I grabbed my phone to call Rachel so that she and Brynne could come down and hear the news. The two of them were jogging around the corner in their pajamas in less than a minute. Brynne looked gorgeous as always, and Rachel had her hair in curlers—although she didn't seem to care if anyone saw her that way.

They sat down at the table, and I couldn't keep the grin off my face.

“Dad wants us to go inside the ship.”

Brynne's jaw dropped, and Rachel squealed.

“Oh yeah,” I said. “This is my dad.”

Brynne stood up and shook his hand. “Brynne Fuller.”

Rachel reached across the table. “I'm Rachel,” she said, too dumbfounded to even give her last name.

“What's it like down there?” Brynne asked. “I mean, we've been watching the news, but what's it really like?”

“It's not a pretty sight,” he said. “I don't know what the count is up to, but it looks like a sea of endless tents. I think every Porta-Potty in Minnesota is there.”

“Meaning they . . . do their business just like people do?” I asked. I'd been the one who'd had to explain toilets to Coya, and it was much harder than I would have expected.

“They're just like humans from head to toe, as far as our researchers have gathered. Their translators are getting really good, but I'm not privy to all the interesting conversations.”

“Why not? You're director of special projects!” Rachel said.

“My job is entirely based on the ship. Too bad it's getting pretty rotten in there. Remember a couple years ago when a cruise ship lost power and kind of drifted around at sea for an extra week, and none of the water pumps worked so none of the toilets worked?”

I made a face. “Gross.”

“That's kind of the picture that we're getting from inside the ship. Want to know how many Guides were on it?”

“Sure.”

“Fifty-five thousand.”

Rachel spoke. “Really? We'd guessed one thirty.”

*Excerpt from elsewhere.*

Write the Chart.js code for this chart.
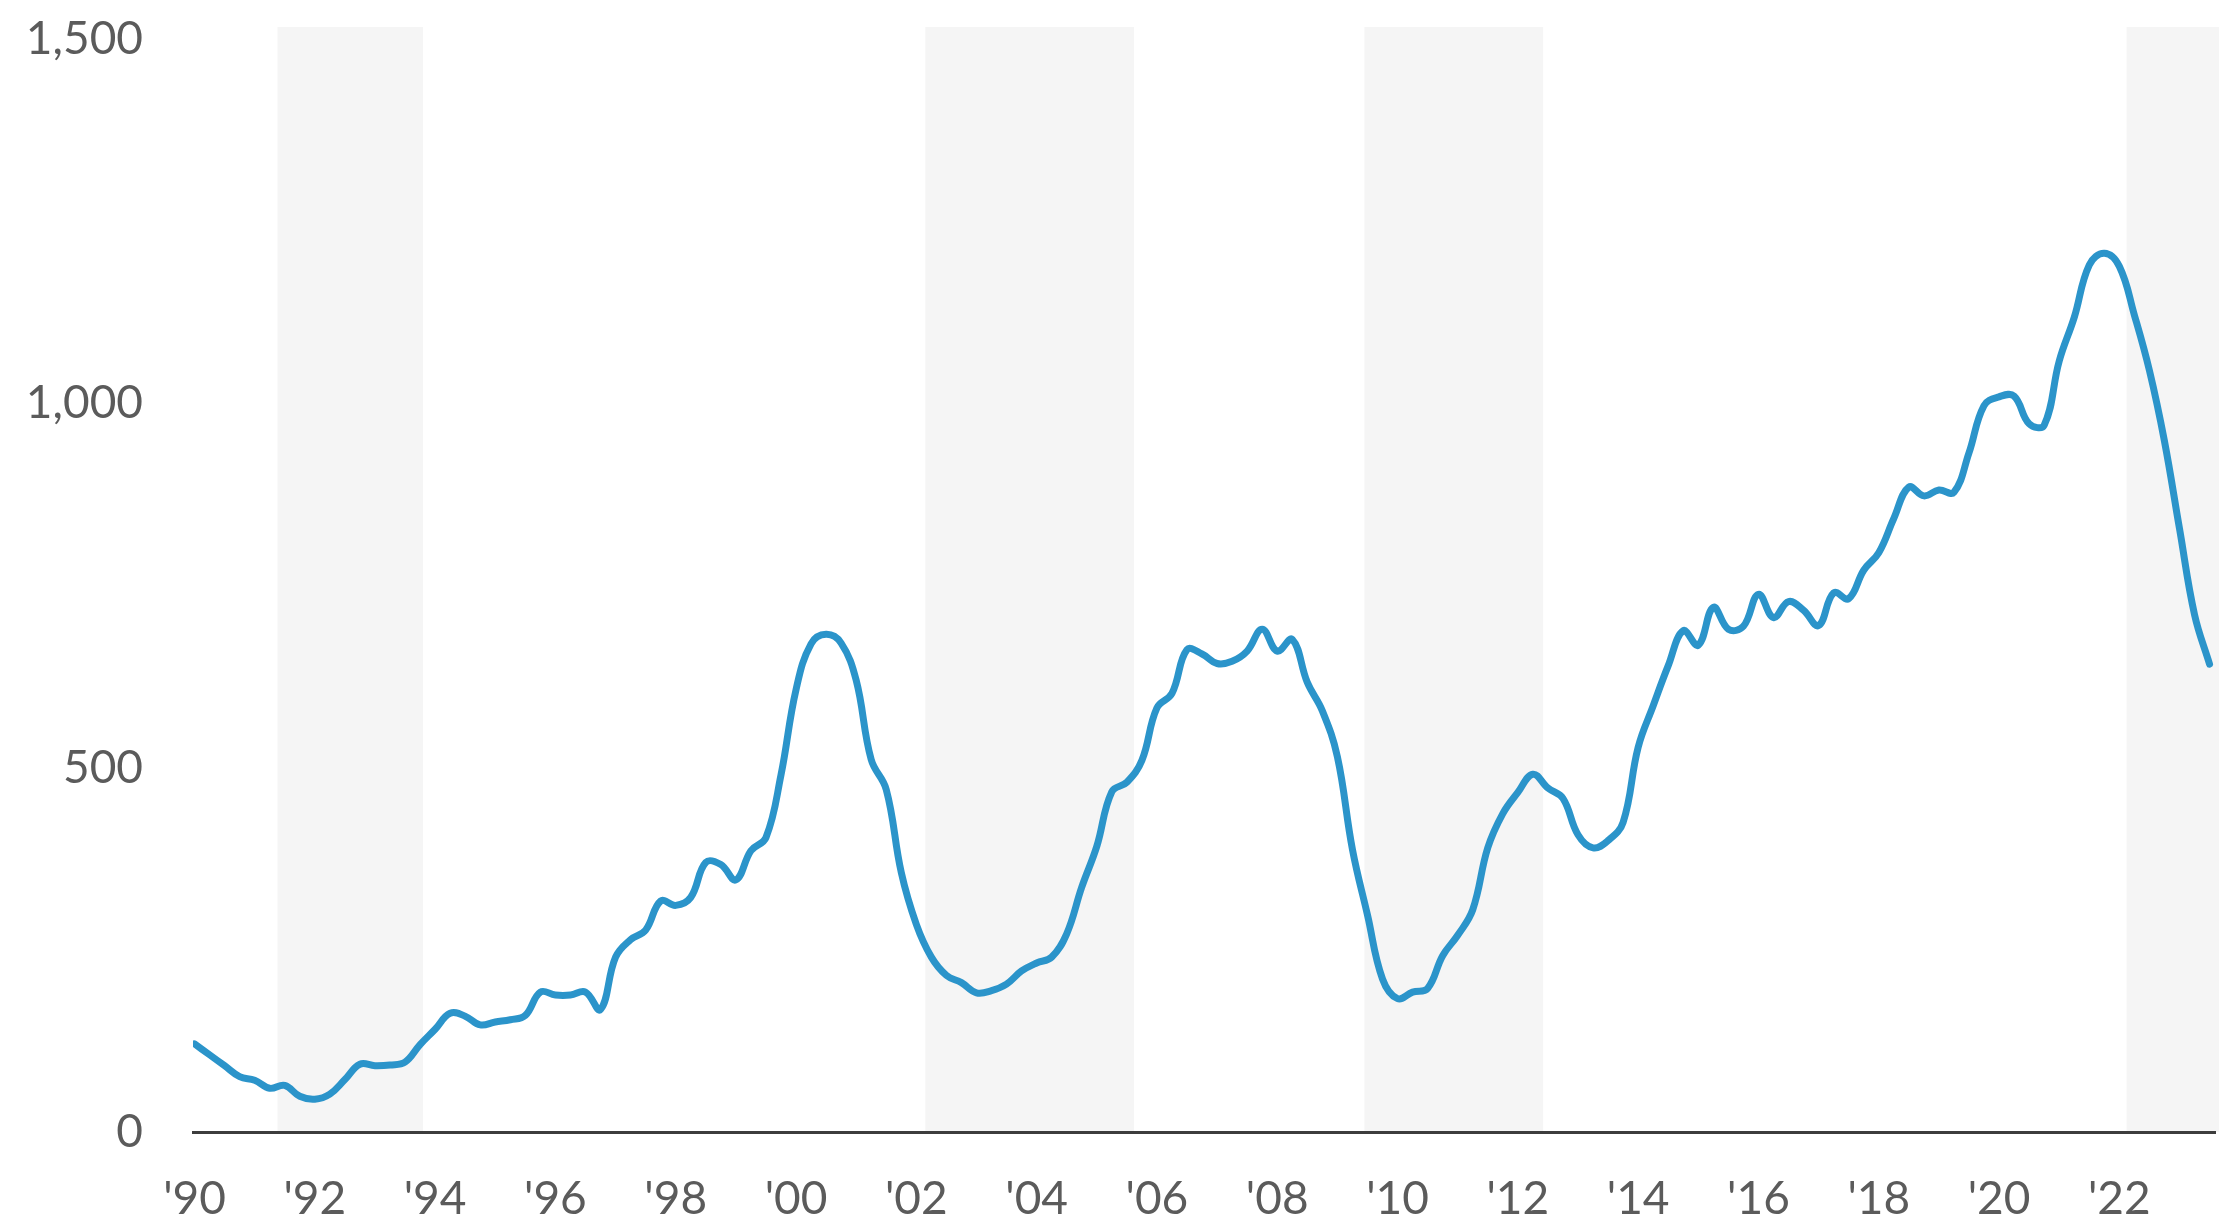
<!DOCTYPE html>
<html><head><meta charset="utf-8">
<script src="https://cdn.jsdelivr.net/npm/chart.js@4.4.1/dist/chart.umd.min.js"></script>
<style>html,body{margin:0;padding:0;background:#fff;overflow:hidden;}</style>
</head><body>
<canvas id="c" width="2219" height="1218"></canvas>
<script>
// Quarterly series starting 1990 Q1
const startYear = 1990;
const quarterlyValues = [
  121,106,91,76, 71,60,64,49, 45,52,72,93, 91,92,96,120,
  141,163,159,147, 151,154,160,192, 188,188,192,168, 240,264,277,317,
  311,322,370,367, 346,386,404,490, 607,670,683,671, 620,511,470,356,
  285,240,215,205, 191,194,203,221, 232,240,272,336, 392,467,480,510,
  582,602,662,656, 643,646,660,690, 660,676,617,578, 515,388,298,210,
  183,192,197,242, 270,305,390,437, 466,491,472,458, 408,390,400,425,
  528,585,640,688, 668,720,690,694, 738,706,728,716, 695,740,732,771,
  795,842,885,873, 881,878,932,997, 1009,1010,972,970, 1058,1118,1190,1206,
  1188,1121,1045,948, 828,710,642
];
const tickYears = [1990,1992,1994,1996,1998,2000,2002,2004,2006,2008,2010,2012,2014,2016,2018,2020,2022];
const tickLabels = ["'90","'92","'94","'96","'98","'00","'02","'04","'06","'08","'10","'12","'14","'16","'18","'20","'22"];
const yTicks = [0,500,1000,1500];
const bandStarts = [1991.38, 2002.15, 2009.45, 2022.12];
const bandEnds   = [1993.80, 2005.62, 2012.42, 2024.00];

const points = quarterlyValues.map((v,i)=>({x: startYear + i/4, y: v}));

const bandPlugin = {
  id:'bands',
  beforeDraw(chart){
    const {ctx, chartArea, scales:{x}} = chart;
    ctx.save();
    ctx.fillStyle = '#f5f5f5';
    bandStarts.forEach((a,i)=>{
      const x0 = x.getPixelForValue(a);
      const x1 = Math.min(chart.width, x.getPixelForValue(bandEnds[i]));
      ctx.fillRect(x0, chartArea.top, x1-x0, chartArea.bottom-chartArea.top);
    });
    ctx.restore();
  }
};

const fontSpec = {family:'Lato', size:46};
const textColor = '#5b5b5b';

new Chart(document.getElementById('c'), {
  type:'line',
  data:{datasets:[{
    data: points,
    borderColor:'#2B94CA',
    borderWidth:7,
    pointRadius:0,
    tension:0.4,
    fill:false,
    borderCapStyle:'round',
    borderJoinStyle:'round'
  }]},
  options:{
    responsive:false,
    animation:false,
    devicePixelRatio:1,
    layout:{padding:{top:27,right:4,left:0,bottom:0}},
    plugins:{legend:{display:false},tooltip:{enabled:false}},
    scales:{
      x:{
        type:'linear', min:1989.975, max:2023.59,
        afterBuildTicks: s => { s.ticks = tickYears.map(v=>({value:v})); },
        afterFit: s => { s.height = 86; s.paddingLeft = 0; s.paddingRight = 0; },
        ticks:{
          callback:(v)=>{ const i = tickYears.indexOf(v); return i>=0 ? tickLabels[i] : ''; },
          font:fontSpec, color:textColor, padding:40, maxRotation:0, autoSkip:false
        },
        grid:{display:false, drawTicks:false},
        border:{display:true, color:'#3d3d3d', width:3}
      },
      y:{
        type:'linear', min:0, max:1516.5,
        afterBuildTicks: s => { s.ticks = yTicks.map(v=>({value:v})); },
        afterFit: s => { s.width = 193; s.paddingTop = 0; s.paddingBottom = 0; },
        ticks:{
          callback:(v)=> v.toLocaleString('en-US'),
          font:fontSpec, color:textColor, padding:50
        },
        grid:{display:false, drawTicks:false},
        border:{display:false}
      }
    }
  },
  plugins:[bandPlugin]
});
</script>
</body></html>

He laughed, and then finally took a bite of his cherry pie. I knew he'd eat it. I win. “I came up with that same number on the plane. But, nope, it's less. Still, fifty-five thousand. That's a lot.”

“What else is on the ship? If there're eighty thousand fewer Guides than you thought?”

“I've actually gotten to talk to a few of the Guides who worked in engineering,” he said. “They have some words that don't translate, which means they're probably terms that we don't have in English—new, alieny things like dilithium crystals or beryllium spheres. Do you realize what kind of advances we'll be able to make in our space program based off the ship alone, not to mention their engineering minds? It's amazing!”

I talked with my mouth full of pie. “You sound like a kid on Christmas.”

“This is better than Christmas,” Rachel said, looking at me like I was crazy.

“So we'll be doing what on the ship?” Brynne asked. “Just taking pictures?”

“Yep,” he said. “But I'll explain all of that tomorrow.”

“Is it safe?” Rachel asked.

“I'll only send you to safe areas,” Dad said in a gentle voice. “We're going to need an army of monkeys to fully explore this thing because so much of it is upside down, but
right now we're just focusing on the bottom couple of floors, so there won't be much climbing. You'll get dizzy. And if you are prone to throwing up, you might throw up. We've found some rooms where people got pretty injured—a lot of dried blood—and some other rooms that were used as temporary bathrooms. But nothing dangerous.”

“Sounds good to me!” Brynne exclaimed, and Rachel nodded vigorously.

Despite the girls' enthusiasm, there was something weird about the way my dad was acting. I knew him too well. He was hiding something.